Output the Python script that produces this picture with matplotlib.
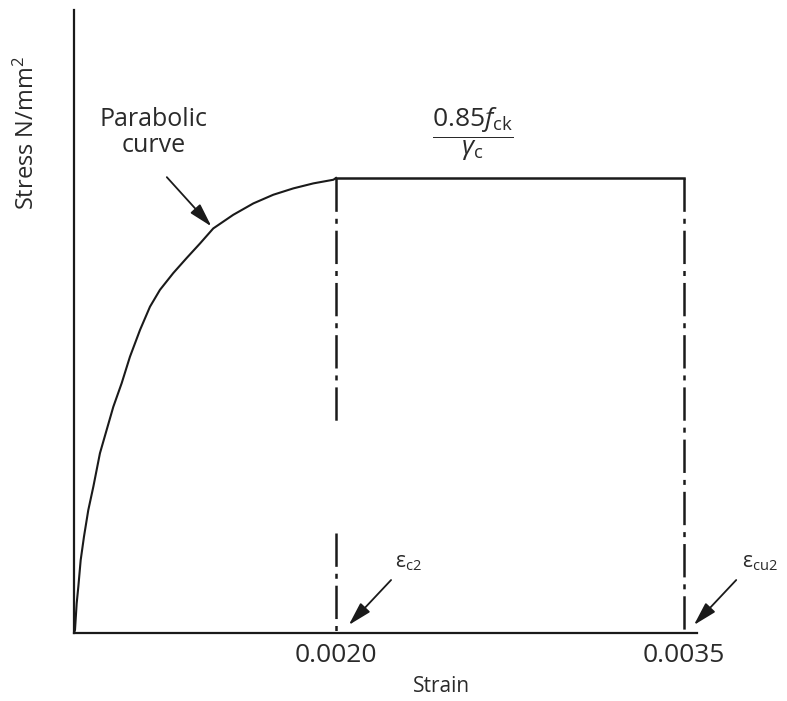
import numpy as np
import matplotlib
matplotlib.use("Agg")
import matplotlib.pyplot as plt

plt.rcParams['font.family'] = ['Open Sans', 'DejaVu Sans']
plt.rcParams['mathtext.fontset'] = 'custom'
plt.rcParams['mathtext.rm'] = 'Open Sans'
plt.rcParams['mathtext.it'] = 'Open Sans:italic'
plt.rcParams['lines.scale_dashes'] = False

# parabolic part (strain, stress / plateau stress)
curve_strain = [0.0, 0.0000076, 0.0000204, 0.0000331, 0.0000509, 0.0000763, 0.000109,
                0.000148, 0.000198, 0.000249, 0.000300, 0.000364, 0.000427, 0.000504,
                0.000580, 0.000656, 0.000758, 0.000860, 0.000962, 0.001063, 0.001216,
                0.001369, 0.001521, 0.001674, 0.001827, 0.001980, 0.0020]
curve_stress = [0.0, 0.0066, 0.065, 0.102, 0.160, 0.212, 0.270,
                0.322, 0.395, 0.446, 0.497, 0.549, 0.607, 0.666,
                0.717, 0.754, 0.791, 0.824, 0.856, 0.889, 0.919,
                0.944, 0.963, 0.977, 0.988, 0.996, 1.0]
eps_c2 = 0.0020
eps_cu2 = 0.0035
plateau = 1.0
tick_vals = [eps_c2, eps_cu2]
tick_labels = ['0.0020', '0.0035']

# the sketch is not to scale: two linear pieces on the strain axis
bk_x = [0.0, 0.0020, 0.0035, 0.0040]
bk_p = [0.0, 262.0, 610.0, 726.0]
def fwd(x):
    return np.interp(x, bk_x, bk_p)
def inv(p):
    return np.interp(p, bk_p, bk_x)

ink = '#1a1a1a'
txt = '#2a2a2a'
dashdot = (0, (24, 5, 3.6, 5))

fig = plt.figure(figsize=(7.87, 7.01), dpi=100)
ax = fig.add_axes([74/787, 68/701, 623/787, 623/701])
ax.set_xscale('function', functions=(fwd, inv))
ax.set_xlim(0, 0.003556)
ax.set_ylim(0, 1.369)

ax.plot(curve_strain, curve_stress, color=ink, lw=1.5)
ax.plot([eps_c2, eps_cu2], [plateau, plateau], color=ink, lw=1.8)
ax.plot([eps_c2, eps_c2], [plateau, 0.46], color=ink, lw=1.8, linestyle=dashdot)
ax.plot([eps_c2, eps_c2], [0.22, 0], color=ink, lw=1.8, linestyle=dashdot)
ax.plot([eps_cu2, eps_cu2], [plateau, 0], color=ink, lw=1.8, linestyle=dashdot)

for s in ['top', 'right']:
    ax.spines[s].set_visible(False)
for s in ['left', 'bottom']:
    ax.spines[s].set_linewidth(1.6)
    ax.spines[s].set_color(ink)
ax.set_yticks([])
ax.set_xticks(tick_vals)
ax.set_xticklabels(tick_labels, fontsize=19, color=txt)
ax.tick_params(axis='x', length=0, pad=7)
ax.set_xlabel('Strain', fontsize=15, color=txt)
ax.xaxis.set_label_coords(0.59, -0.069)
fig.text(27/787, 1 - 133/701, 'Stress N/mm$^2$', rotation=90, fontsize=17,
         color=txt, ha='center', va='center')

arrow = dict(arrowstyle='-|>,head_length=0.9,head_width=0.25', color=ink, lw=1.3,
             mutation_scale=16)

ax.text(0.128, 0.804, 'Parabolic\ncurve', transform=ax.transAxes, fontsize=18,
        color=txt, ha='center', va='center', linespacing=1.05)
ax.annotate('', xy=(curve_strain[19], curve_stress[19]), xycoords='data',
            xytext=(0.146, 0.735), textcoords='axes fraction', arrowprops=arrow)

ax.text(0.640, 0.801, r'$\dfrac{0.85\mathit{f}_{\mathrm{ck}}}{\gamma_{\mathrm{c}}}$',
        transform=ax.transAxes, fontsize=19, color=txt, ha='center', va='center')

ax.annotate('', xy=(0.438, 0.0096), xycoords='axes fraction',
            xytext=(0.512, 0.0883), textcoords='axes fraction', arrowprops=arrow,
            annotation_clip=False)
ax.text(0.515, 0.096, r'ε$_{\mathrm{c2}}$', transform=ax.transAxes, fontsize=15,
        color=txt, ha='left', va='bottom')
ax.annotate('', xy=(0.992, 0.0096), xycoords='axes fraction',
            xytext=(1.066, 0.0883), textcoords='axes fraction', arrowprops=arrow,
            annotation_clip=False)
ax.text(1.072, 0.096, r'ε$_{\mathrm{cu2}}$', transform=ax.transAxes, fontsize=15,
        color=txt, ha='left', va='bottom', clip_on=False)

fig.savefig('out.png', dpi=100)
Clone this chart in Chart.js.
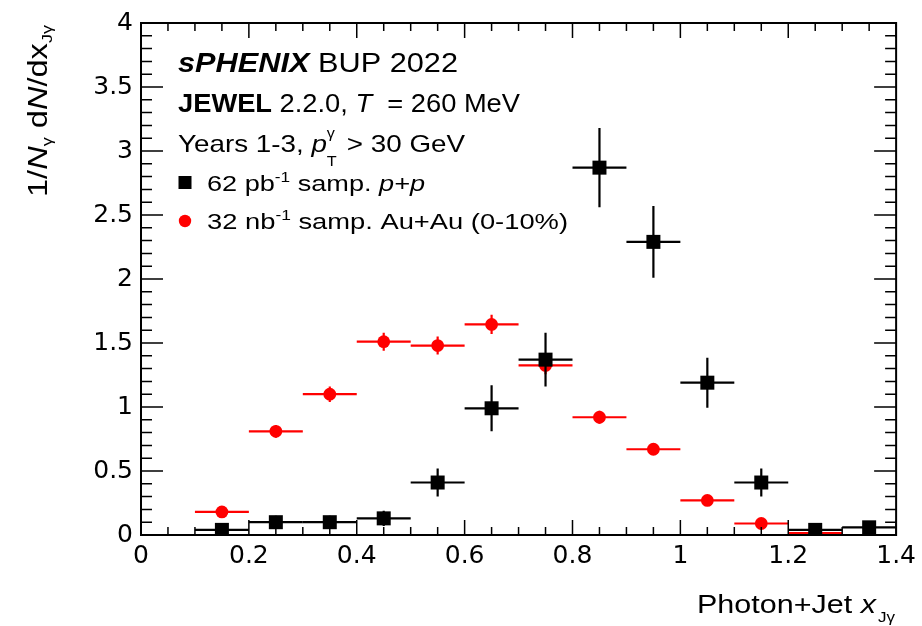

-----

* DIRECTIVE *
All lines from the start of the entries through the one with "plt.rcParams['lines.scale_dashes'] = False" are to be output exactly; omit the pictures.

* OUTPUT BELOW *
Output the Python script that produces this picture with matplotlib.
import numpy as np
import matplotlib
matplotlib.use("Agg")
import matplotlib.pyplot as plt

plt.rcParams['font.family'] = ['Open Sans', 'DejaVu Sans']
plt.rcParams['mathtext.fontset'] = 'custom'
plt.rcParams['mathtext.rm'] = 'Open Sans'
plt.rcParams['mathtext.it'] = 'Open Sans:italic'
plt.rcParams['lines.scale_dashes'] = False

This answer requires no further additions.